> Charts and diagrams as code:

──────

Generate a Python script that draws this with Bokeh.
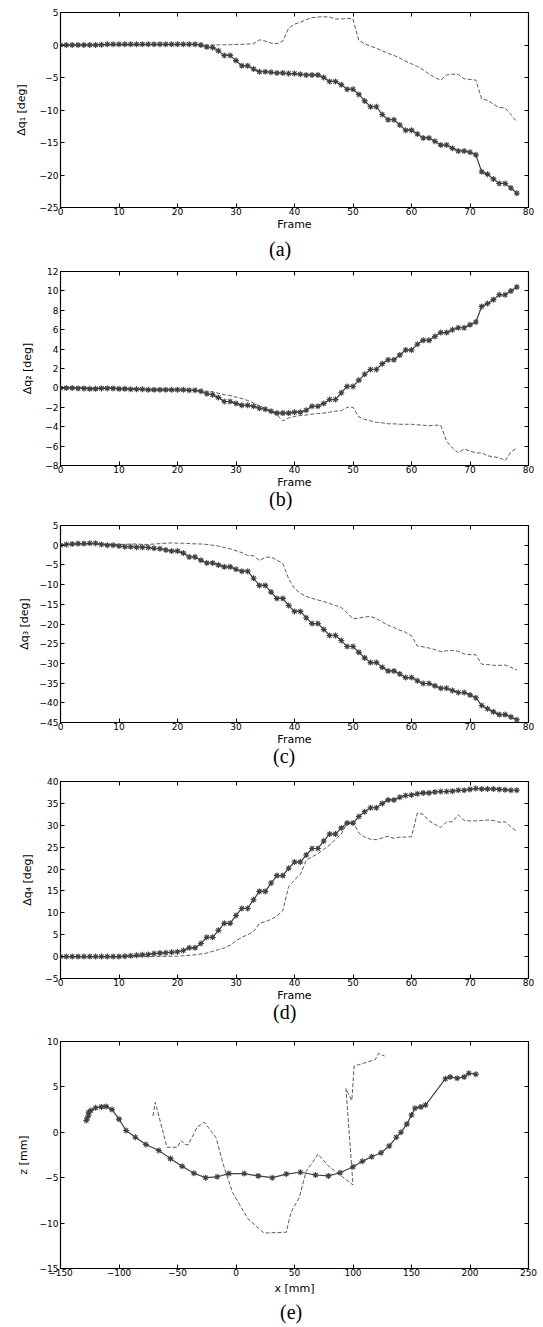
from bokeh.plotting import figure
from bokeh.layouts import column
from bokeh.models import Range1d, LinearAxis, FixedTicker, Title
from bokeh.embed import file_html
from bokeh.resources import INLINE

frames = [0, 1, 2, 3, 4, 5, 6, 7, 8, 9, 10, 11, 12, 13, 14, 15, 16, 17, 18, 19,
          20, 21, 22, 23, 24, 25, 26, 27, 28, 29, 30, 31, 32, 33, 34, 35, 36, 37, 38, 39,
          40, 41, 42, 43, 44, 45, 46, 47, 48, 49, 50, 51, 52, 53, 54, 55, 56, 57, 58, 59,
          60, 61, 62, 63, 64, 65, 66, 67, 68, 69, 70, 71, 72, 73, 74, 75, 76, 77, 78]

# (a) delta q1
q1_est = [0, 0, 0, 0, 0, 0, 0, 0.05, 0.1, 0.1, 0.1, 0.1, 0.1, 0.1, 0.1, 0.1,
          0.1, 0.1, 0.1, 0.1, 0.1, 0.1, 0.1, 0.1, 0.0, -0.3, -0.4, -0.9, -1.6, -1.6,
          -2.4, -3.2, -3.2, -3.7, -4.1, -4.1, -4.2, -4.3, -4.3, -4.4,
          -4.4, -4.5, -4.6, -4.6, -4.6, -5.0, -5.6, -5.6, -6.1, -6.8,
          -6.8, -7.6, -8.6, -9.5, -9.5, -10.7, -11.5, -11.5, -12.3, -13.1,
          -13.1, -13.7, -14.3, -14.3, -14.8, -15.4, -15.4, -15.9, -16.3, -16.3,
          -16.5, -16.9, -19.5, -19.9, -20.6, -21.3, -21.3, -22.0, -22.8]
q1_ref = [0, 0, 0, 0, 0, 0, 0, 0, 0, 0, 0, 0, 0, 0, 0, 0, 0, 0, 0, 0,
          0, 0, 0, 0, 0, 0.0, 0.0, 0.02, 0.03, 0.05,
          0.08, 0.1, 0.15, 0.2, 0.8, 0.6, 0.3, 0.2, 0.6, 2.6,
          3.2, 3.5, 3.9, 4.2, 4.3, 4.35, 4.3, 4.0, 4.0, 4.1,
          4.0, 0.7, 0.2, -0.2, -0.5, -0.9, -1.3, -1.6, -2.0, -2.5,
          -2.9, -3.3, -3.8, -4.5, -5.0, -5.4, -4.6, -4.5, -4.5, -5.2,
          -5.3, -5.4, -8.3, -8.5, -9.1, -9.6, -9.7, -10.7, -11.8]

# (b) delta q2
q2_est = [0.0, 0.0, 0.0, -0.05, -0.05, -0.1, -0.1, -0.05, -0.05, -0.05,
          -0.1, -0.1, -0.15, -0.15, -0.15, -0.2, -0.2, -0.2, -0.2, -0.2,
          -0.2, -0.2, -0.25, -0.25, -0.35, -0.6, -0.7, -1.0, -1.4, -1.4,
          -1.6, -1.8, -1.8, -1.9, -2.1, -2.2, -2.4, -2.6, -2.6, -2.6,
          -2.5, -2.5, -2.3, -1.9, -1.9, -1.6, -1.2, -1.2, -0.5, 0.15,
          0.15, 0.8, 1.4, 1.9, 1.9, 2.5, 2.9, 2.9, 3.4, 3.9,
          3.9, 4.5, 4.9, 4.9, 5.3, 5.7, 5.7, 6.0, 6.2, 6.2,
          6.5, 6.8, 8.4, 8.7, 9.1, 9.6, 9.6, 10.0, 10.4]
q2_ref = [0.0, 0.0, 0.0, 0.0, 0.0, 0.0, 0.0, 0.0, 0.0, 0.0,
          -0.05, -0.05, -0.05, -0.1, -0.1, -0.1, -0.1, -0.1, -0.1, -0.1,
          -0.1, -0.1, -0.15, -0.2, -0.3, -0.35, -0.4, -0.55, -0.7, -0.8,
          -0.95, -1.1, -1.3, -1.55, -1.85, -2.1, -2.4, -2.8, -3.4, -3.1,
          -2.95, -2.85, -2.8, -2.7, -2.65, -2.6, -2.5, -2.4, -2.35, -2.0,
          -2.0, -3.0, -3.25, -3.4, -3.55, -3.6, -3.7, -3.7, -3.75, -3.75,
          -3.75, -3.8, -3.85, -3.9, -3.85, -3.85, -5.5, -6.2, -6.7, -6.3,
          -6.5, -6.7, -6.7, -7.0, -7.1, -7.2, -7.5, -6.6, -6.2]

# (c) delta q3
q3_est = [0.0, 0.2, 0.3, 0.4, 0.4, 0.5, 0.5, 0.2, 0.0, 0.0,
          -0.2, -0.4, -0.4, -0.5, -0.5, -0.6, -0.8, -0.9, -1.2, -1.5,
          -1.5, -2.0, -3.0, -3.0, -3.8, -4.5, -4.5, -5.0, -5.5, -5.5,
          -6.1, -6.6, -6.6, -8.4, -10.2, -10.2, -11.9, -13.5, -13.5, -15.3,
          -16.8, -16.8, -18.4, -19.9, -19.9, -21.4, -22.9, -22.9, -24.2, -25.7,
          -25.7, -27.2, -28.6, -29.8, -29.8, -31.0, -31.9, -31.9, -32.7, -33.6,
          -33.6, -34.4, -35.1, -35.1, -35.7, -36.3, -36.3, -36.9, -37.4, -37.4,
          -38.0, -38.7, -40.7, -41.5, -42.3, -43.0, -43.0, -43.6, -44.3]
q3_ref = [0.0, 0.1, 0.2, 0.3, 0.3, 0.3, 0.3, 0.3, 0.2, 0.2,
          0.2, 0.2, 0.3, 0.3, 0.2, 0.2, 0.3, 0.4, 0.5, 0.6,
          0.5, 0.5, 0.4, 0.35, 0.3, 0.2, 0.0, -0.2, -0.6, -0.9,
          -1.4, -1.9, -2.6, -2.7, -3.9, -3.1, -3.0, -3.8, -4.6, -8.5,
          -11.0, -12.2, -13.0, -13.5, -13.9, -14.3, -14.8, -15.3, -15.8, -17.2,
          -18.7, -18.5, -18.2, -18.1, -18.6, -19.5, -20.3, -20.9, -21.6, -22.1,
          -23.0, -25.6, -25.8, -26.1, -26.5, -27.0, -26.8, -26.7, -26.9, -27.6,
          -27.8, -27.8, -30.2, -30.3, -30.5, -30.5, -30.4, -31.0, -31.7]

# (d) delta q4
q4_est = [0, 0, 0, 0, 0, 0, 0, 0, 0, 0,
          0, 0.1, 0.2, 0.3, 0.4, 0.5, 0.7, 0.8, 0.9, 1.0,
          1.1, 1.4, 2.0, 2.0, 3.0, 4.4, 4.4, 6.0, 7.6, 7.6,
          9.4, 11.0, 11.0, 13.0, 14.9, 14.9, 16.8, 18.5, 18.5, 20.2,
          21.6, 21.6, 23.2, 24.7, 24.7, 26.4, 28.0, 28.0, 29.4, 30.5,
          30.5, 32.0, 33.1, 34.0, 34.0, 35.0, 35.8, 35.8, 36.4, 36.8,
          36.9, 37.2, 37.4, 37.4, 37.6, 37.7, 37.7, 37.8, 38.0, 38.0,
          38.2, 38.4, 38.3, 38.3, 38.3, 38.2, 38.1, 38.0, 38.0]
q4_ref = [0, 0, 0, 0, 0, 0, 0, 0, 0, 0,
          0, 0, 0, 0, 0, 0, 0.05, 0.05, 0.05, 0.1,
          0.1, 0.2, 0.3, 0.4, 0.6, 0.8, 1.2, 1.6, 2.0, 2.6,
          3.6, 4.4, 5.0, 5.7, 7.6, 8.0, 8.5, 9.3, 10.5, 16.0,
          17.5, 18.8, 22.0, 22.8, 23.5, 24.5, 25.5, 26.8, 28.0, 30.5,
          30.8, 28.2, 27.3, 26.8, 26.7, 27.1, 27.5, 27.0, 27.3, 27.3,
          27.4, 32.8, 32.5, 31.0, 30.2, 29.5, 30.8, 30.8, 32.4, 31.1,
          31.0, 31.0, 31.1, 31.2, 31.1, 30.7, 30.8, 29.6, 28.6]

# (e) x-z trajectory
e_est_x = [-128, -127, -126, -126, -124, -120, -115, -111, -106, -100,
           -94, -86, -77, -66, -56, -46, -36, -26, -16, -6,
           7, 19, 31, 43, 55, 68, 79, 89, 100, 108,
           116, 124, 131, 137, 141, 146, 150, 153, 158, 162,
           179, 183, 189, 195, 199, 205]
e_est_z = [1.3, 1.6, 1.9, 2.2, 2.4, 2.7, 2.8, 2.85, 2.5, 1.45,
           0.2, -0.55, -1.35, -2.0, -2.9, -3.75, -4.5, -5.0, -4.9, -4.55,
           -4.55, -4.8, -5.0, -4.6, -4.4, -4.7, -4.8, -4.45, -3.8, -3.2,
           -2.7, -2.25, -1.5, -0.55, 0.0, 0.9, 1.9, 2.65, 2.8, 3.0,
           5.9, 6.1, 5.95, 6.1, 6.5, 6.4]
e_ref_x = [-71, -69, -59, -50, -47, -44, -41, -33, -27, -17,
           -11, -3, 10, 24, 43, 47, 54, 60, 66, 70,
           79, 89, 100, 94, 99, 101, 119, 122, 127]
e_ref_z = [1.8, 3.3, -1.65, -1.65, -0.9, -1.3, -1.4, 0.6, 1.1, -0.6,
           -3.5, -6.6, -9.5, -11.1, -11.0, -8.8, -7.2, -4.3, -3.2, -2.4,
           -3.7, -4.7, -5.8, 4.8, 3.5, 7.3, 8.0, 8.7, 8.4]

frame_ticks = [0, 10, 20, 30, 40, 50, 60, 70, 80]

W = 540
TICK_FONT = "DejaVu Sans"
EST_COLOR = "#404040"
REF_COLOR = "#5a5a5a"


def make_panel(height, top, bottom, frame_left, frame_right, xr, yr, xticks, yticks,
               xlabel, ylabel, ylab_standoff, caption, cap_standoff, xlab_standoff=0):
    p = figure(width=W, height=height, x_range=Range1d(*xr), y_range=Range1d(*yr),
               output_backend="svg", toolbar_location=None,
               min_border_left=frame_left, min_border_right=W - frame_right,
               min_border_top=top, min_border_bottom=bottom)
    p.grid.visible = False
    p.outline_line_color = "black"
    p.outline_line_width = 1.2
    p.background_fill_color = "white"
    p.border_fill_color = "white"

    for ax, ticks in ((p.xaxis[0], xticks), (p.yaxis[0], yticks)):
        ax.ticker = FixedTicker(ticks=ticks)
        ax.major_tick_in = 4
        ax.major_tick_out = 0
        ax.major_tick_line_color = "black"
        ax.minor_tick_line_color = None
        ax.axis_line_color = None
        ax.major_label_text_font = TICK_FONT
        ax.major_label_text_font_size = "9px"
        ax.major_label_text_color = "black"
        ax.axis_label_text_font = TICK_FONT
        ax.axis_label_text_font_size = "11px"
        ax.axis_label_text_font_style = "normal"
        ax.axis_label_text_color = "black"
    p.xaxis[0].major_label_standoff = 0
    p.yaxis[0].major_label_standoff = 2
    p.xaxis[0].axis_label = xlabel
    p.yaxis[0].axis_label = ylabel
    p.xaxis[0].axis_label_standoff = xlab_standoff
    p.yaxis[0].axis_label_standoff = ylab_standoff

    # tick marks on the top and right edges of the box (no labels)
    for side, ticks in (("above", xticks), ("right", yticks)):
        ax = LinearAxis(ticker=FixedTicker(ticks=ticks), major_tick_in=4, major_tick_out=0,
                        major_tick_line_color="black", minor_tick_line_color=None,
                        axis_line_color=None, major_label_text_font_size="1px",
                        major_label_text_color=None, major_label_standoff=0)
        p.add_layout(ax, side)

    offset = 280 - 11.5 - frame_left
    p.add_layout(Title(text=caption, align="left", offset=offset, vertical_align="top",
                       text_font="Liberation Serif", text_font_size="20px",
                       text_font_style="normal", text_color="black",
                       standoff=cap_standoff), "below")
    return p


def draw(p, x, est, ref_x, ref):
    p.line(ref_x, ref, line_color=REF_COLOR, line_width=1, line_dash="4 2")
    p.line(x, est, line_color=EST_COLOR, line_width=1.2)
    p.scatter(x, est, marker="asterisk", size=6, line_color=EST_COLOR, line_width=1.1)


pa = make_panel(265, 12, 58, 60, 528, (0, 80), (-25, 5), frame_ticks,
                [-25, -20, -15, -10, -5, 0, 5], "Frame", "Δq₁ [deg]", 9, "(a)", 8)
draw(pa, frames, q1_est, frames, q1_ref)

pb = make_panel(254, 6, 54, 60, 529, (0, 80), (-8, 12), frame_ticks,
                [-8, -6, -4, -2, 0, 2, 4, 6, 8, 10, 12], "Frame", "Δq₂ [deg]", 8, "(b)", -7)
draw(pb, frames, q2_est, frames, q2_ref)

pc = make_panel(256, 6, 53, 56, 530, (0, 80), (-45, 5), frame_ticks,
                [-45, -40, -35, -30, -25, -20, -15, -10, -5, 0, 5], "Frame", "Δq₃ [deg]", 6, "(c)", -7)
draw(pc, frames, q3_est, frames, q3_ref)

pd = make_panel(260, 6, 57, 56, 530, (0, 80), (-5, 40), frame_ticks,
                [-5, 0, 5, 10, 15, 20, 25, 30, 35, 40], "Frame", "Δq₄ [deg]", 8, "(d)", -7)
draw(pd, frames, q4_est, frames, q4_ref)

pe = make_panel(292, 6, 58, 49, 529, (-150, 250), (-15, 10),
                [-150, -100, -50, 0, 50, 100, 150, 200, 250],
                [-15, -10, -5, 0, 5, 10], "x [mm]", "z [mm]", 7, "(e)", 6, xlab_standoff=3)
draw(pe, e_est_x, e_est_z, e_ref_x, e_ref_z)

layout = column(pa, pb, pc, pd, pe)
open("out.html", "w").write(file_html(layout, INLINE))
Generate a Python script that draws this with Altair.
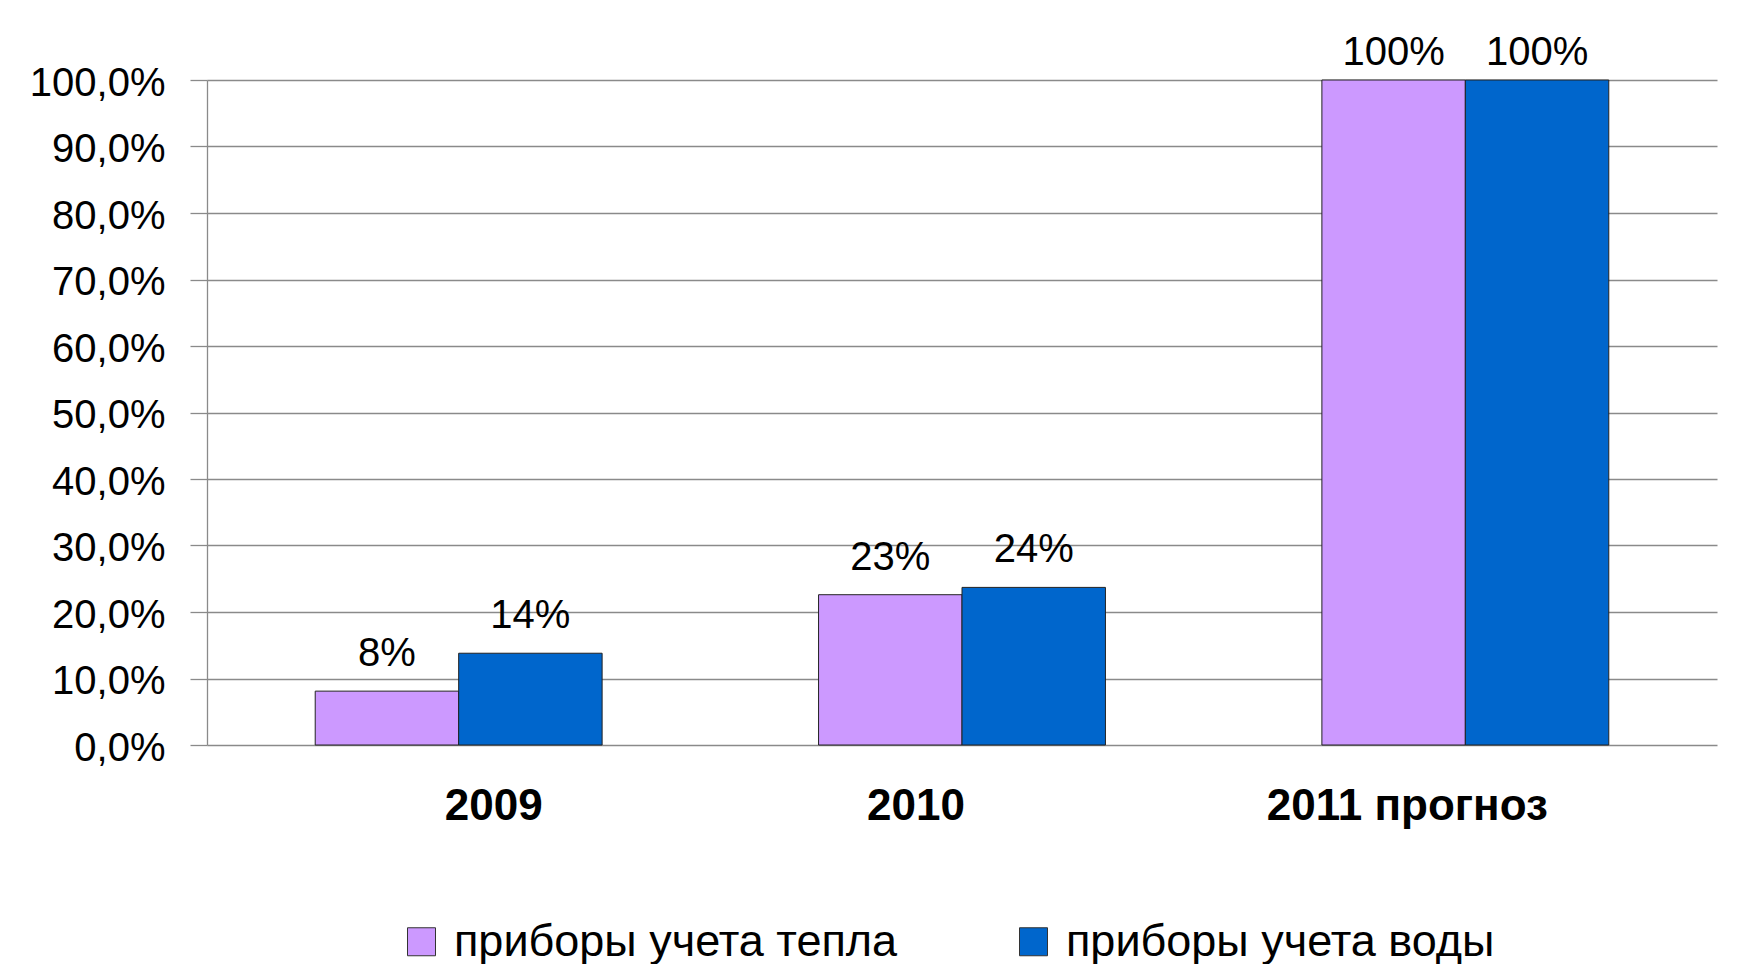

──────

> What to do: In the records above, find the line containing "-5.3, -5.4, -8.3, -8.5, -9.1, -9.6, -9.7, -10.7, -11.8]" and output every line from the first through that one, exactly, omitting pictures.

> Response to this task:
Generate a Python script that draws this with Bokeh.
from bokeh.plotting import figure
from bokeh.layouts import column
from bokeh.models import Range1d, LinearAxis, FixedTicker, Title
from bokeh.embed import file_html
from bokeh.resources import INLINE

frames = [0, 1, 2, 3, 4, 5, 6, 7, 8, 9, 10, 11, 12, 13, 14, 15, 16, 17, 18, 19,
          20, 21, 22, 23, 24, 25, 26, 27, 28, 29, 30, 31, 32, 33, 34, 35, 36, 37, 38, 39,
          40, 41, 42, 43, 44, 45, 46, 47, 48, 49, 50, 51, 52, 53, 54, 55, 56, 57, 58, 59,
          60, 61, 62, 63, 64, 65, 66, 67, 68, 69, 70, 71, 72, 73, 74, 75, 76, 77, 78]

# (a) delta q1
q1_est = [0, 0, 0, 0, 0, 0, 0, 0.05, 0.1, 0.1, 0.1, 0.1, 0.1, 0.1, 0.1, 0.1,
          0.1, 0.1, 0.1, 0.1, 0.1, 0.1, 0.1, 0.1, 0.0, -0.3, -0.4, -0.9, -1.6, -1.6,
          -2.4, -3.2, -3.2, -3.7, -4.1, -4.1, -4.2, -4.3, -4.3, -4.4,
          -4.4, -4.5, -4.6, -4.6, -4.6, -5.0, -5.6, -5.6, -6.1, -6.8,
          -6.8, -7.6, -8.6, -9.5, -9.5, -10.7, -11.5, -11.5, -12.3, -13.1,
          -13.1, -13.7, -14.3, -14.3, -14.8, -15.4, -15.4, -15.9, -16.3, -16.3,
          -16.5, -16.9, -19.5, -19.9, -20.6, -21.3, -21.3, -22.0, -22.8]
q1_ref = [0, 0, 0, 0, 0, 0, 0, 0, 0, 0, 0, 0, 0, 0, 0, 0, 0, 0, 0, 0,
          0, 0, 0, 0, 0, 0.0, 0.0, 0.02, 0.03, 0.05,
          0.08, 0.1, 0.15, 0.2, 0.8, 0.6, 0.3, 0.2, 0.6, 2.6,
          3.2, 3.5, 3.9, 4.2, 4.3, 4.35, 4.3, 4.0, 4.0, 4.1,
          4.0, 0.7, 0.2, -0.2, -0.5, -0.9, -1.3, -1.6, -2.0, -2.5,
          -2.9, -3.3, -3.8, -4.5, -5.0, -5.4, -4.6, -4.5, -4.5, -5.2,
          -5.3, -5.4, -8.3, -8.5, -9.1, -9.6, -9.7, -10.7, -11.8]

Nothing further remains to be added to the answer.